Maintaining an active rather than passive lifestyle, such as doing exercise or practicing yoga, will have a positive impact on cancer patients.
During a recent workshop in Vietnam, Dr. Jorge Nieva, a leading expert in cancer from the University of Southern California, said that most research on different types of cancer indicates doing exercise has a positive impact on patients.
According to the expert, experiments show that the more inactive a patient gets, the bigger chances their disease will become complicated.
Patients who spend less than five hours every 60 days walking or moving tend to need more urgent medical assistance, while physically active patients have the least problems, he underlined.
Nieva advised consulting doctors for the most suitable form of exercise.
"It's mostly walking though," he noted.
|Instructor Sean Stocker works with his cancer students in this supplied photo.|
Data from the Eastern Cooperative Oncology Group (ECOG) show that lung cancer patients who have kept up with their physical activities have a 42 percent chance of surviving for more than one year. Meanwhile, those who stay on the bed half of their time enjoy a mere 19 percent.
Breast cancer patients who exercise regularly have the lowest death rate, according to a study by Harvard University.
Many tend to think avoiding physical movement and doing exercise can help them better than forcing them to work out.

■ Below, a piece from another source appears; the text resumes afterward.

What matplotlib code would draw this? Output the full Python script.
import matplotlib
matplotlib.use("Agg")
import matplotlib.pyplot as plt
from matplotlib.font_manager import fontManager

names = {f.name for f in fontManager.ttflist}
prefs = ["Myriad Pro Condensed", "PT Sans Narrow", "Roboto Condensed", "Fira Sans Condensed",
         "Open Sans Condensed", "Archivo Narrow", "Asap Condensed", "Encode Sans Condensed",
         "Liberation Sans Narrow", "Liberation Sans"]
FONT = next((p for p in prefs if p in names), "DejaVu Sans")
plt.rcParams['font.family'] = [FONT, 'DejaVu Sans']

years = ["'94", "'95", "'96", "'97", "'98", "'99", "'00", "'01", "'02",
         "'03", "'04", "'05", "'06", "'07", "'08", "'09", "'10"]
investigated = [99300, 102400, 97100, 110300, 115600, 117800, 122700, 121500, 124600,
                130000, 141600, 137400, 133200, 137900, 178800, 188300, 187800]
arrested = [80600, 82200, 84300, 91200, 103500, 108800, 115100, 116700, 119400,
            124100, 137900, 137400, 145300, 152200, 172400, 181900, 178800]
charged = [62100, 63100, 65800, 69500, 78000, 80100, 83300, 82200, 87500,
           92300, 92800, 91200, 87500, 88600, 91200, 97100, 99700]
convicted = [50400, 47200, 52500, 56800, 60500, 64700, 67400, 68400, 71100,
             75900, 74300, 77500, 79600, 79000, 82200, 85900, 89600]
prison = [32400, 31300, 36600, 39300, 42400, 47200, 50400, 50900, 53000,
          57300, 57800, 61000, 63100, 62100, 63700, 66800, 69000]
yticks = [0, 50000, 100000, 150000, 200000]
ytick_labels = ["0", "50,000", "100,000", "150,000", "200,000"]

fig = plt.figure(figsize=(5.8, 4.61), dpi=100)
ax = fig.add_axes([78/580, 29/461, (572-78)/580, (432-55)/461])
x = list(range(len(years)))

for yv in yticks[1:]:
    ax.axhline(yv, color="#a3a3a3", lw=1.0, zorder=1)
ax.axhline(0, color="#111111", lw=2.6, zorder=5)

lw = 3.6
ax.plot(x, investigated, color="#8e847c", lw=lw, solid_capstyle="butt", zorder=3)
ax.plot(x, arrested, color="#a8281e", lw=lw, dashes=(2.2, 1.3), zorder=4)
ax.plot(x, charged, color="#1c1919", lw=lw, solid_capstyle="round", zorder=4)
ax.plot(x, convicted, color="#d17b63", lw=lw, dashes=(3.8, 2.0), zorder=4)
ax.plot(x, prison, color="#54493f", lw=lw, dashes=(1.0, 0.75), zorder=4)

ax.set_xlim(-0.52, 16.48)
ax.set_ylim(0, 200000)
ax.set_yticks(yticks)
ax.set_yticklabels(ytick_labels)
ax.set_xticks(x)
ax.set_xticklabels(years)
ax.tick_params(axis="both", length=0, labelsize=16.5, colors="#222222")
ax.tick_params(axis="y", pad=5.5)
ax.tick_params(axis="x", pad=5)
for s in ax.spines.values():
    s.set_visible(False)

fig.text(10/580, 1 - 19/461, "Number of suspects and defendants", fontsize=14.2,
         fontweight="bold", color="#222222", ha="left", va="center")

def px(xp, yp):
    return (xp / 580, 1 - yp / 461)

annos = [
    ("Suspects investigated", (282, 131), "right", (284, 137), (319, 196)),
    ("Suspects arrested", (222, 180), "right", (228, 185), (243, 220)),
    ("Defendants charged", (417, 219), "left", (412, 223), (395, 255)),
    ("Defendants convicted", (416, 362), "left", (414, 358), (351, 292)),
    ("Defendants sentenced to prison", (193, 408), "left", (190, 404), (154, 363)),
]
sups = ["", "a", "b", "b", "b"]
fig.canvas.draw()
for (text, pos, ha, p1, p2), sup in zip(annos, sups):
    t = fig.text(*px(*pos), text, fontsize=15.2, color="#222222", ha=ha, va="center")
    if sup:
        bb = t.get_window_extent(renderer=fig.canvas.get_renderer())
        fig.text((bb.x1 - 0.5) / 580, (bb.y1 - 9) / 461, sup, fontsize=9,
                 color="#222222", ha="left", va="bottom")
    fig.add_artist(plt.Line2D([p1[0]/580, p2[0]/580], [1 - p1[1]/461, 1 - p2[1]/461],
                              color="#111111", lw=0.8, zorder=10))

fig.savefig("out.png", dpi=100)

"But we have to tell people that doing exercise really matters," Dr. Nieva said.
Thuy Muoi or Dr. Pham Truong Giang are the concrete evidence that a positive and active lifestyle can combat cancer effectively, he said, referring to two 'cancer fighters' featured in previous stories by Tuoi Tre News .

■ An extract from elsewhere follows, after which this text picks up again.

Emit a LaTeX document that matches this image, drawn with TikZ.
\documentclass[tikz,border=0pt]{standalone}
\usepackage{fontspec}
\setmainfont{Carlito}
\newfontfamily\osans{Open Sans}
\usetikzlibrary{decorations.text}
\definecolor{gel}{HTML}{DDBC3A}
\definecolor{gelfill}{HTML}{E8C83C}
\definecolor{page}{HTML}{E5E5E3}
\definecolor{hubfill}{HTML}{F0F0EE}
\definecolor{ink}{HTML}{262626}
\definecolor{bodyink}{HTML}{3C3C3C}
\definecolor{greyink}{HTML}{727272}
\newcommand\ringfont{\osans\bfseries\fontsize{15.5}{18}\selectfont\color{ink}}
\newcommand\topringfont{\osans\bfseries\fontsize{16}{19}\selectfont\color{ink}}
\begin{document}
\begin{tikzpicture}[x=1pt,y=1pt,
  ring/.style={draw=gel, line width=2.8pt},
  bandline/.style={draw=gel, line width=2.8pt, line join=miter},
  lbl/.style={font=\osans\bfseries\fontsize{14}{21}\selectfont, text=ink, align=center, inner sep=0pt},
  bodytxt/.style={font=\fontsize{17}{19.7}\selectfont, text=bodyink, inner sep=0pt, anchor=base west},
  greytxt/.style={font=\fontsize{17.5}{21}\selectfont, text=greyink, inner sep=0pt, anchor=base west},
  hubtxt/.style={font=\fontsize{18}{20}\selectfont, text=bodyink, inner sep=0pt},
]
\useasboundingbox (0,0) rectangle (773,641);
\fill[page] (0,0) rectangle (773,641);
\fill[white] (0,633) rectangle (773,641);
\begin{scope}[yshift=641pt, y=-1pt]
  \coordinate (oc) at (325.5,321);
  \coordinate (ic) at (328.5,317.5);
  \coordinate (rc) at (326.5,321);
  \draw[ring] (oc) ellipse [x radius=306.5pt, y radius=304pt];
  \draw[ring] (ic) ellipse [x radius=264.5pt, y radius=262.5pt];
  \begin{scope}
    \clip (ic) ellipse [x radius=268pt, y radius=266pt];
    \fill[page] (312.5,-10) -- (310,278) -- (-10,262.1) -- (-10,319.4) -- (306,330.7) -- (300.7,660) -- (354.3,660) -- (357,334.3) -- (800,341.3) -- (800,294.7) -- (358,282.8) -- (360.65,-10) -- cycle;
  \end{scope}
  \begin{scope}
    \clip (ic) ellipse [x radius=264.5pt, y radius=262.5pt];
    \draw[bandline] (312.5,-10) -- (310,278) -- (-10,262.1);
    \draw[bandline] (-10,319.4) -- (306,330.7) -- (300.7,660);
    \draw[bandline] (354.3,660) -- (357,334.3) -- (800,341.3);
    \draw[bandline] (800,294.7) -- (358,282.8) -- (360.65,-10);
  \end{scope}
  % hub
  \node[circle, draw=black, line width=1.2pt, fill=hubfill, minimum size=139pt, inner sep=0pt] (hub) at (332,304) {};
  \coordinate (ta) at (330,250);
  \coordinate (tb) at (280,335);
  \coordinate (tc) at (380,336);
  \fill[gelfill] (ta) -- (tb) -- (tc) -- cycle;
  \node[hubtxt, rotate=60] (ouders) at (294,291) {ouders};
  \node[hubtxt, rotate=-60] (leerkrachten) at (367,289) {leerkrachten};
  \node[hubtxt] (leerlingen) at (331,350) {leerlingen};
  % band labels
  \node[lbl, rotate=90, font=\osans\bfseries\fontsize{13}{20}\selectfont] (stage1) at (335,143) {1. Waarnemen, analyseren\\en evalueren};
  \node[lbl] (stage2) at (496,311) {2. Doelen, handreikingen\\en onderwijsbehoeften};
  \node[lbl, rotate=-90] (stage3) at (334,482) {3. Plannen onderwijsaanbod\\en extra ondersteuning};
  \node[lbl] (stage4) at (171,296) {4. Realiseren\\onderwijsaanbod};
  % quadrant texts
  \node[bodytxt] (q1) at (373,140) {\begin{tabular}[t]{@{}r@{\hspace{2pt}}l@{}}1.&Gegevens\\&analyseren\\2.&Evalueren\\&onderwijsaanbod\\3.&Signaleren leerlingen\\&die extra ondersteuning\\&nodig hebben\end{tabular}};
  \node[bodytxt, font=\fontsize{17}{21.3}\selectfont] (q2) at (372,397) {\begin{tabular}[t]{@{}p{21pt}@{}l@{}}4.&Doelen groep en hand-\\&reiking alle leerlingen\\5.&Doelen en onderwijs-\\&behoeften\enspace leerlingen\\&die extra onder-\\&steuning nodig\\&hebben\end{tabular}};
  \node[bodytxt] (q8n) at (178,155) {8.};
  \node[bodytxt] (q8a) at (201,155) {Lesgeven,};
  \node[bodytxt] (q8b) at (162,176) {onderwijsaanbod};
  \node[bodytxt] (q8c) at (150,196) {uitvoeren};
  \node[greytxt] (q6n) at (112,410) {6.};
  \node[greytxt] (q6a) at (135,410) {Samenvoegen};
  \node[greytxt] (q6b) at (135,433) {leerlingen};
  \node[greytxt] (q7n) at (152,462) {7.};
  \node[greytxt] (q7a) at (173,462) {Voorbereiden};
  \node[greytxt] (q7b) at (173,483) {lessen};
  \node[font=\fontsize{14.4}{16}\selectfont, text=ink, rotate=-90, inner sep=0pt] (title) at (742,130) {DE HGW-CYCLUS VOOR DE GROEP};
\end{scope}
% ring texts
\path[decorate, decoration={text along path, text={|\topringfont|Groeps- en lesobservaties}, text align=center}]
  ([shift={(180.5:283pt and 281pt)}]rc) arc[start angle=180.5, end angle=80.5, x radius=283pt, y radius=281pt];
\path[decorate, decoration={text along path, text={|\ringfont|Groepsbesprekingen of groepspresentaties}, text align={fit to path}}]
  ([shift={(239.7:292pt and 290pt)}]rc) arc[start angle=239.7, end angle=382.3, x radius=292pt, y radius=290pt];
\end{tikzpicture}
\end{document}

Thuy Muoi is a well-known young business woman who founded the Salt Cancer Initiative (SCI) to help cancer patients in Vietnam. She has final stage lung cancer.

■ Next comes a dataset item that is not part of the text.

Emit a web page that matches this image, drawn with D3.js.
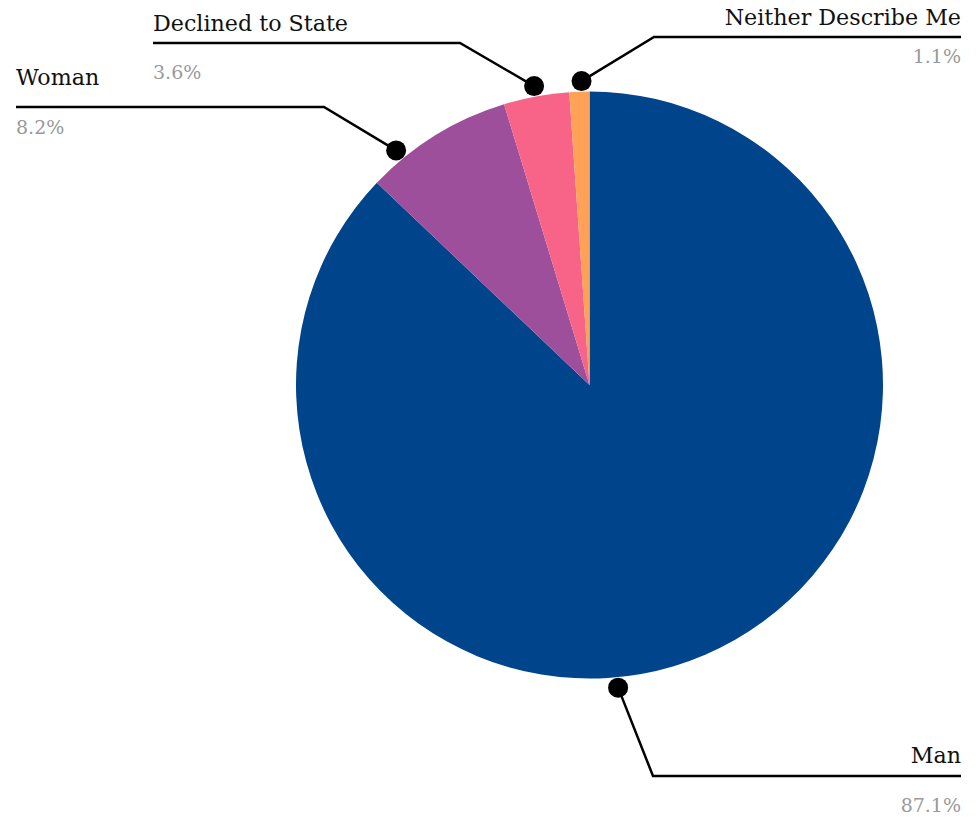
<!DOCTYPE html>
<html>
<head>
<meta charset="utf-8">
<script src="https://cdn.jsdelivr.net/npm/d3@7"></script>
<style>
  html, body { margin: 0; padding: 0; background: #fff; }
  svg { display: block; }
  .cat { font-family: "DejaVu Serif", serif; font-size: 22.2px; fill: #111; }
  .val { font-family: "DejaVu Serif", serif; font-size: 19px; fill: #999; }
</style>
</head>
<body>
<svg id="chart" width="978" height="817"></svg>
<script>
// Gender breakdown of respondents
const categories = ["Man", "Woman", "Declined to State", "Neither Describe Me"];
const shares = [87.1, 8.2, 3.6, 1.1];
const valueLabels = ["87.1%", "8.2%", "3.6%", "1.1%"];
const sliceColors = ["#00458b", "#9e4f9b", "#f76488", "#ffa157"];

// Callout placement: dot angle (deg, clockwise from top), elbow and leader end,
// and baselines for the category and value text.
const dotAngles = [174.6, 320.5, 349.5, 358.5];
const elbows = [[653, 776], [324, 107], [460, 43], [654, 37]];
const leaderEnds = [961, 16, 153, 961];
const catBaselines = [763, 85, 31, 25];
const valBaselines = [812, 134, 79, 63];

const width = 978, height = 817;
const cx = 589.5, cy = 385, radius = 293.5, dotRadius = 304;

const svg = d3.select("#chart");
const g = svg.append("g").attr("transform", `translate(${cx},${cy})`);

const data = categories.map((c, i) => ({ name: c, value: shares[i], i }));

const pie = d3.pie().sort(null).value(d => d.value);
const arc = d3.arc().innerRadius(0).outerRadius(radius);

g.selectAll("path.slice")
  .data(pie(data))
  .join("path")
  .attr("class", "slice")
  .attr("d", arc)
  .attr("fill", d => sliceColors[d.data.i]);

// Callouts
const toRad = d3.scaleLinear().domain([0, 360]).range([0, 2 * Math.PI]);
const callouts = svg.append("g");

data.forEach((d, i) => {
  const a = toRad(dotAngles[i]);
  const dx = cx + dotRadius * Math.sin(a);
  const dy = cy - dotRadius * Math.cos(a);
  const [ex, ey] = elbows[i];
  const endX = leaderEnds[i];
  const anchor = endX > ex ? "end" : "start";

  callouts.append("path")
    .attr("d", d3.line()([[dx, dy], [ex, ey], [endX, ey]]))
    .attr("fill", "none")
    .attr("stroke", "#000")
    .attr("stroke-width", 2.5);

  callouts.append("circle")
    .attr("cx", dx).attr("cy", dy).attr("r", 10)
    .attr("fill", "#000");

  callouts.append("text")
    .attr("class", "cat")
    .attr("x", endX).attr("y", catBaselines[i])
    .attr("text-anchor", anchor)
    .text(d.name);

  callouts.append("text")
    .attr("class", "val")
    .attr("x", endX).attr("y", valBaselines[i])
    .attr("text-anchor", anchor)
    .text(valueLabels[i]);
});
</script>
</body>
</html>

Dr. Pham Truong Giang is a record cancer case in the Southeast Asian country. He has lived with five different cancers and played tennis for the last 16 years.
Gauranga – the spell against cancer
Located inside a mall in District 1, Ho Chi Minh City is a yoga class for cancer patients run by the SCI.
There are approximately 30 students, both male and female, who come from different age groups.
Among them is Nguyen Thi Thuong Huyen, who has had breast cancer for six years.
"I am an aerobics instructor, so I'm used to exercising," she said.
"I keep on exercising even after I found out about my cancer."
But Huyen had to give up exercising a year ago, when one of her legs started to get swollen.
She then signed up for a yoga class at the SCI, which helps her to be able to "get to exercise and monitor [her] body without affecting [her] condition."
|Cancer patients participate in a yoga class run by the SCI in Ho Chi Minh City. Photo: Huy Dang / Tuoi Tre|
For learners of the yoga class, the highlight of each session is the meditation with Australian instructor Sean Stocker, who would ask them to join him in chanting an Indian song he calls the "Gauranga spell" together.
"It's actually the melody that makes it tick as it soothes their minds and eases their mental strain," Stocker said.
The instructor admitted that it is quite different working with cancer patients. "I had never done this in Australia, so the SCI has given me a great opportunity," he added.
He further commented that in order to devise the most appropriate yoga moves for each student, he needed to get to know them personally.
"I am not a doctor, but cancer patients and their family need to be at their mental best, and yoga is surely good for the mind," said Stocker.
"Yoga exercises are suitable for most people and do not pose any serious injury threats, so I think they are right for cancer patients."
Yoga and cancer
Yoga is highly encouraged in anti-cancer groups worldwide.
According to Cancer Research UK, yoga offers mental therapy, helping patients to overcome their worries, stress and depression.
Their surveys of cancer patients show that yoga helps them relax during treatment and lessens symptoms as well as side effects such as pain, fatigue and sleepiness.
Other small-scale studies also indicate that yoga actually helps to fight back pain, high blood pressure, asthma, epileptic and depression.
In 2012, a study conducted in the U.S. indicated the therapeutic effect of yoga on breast cancer.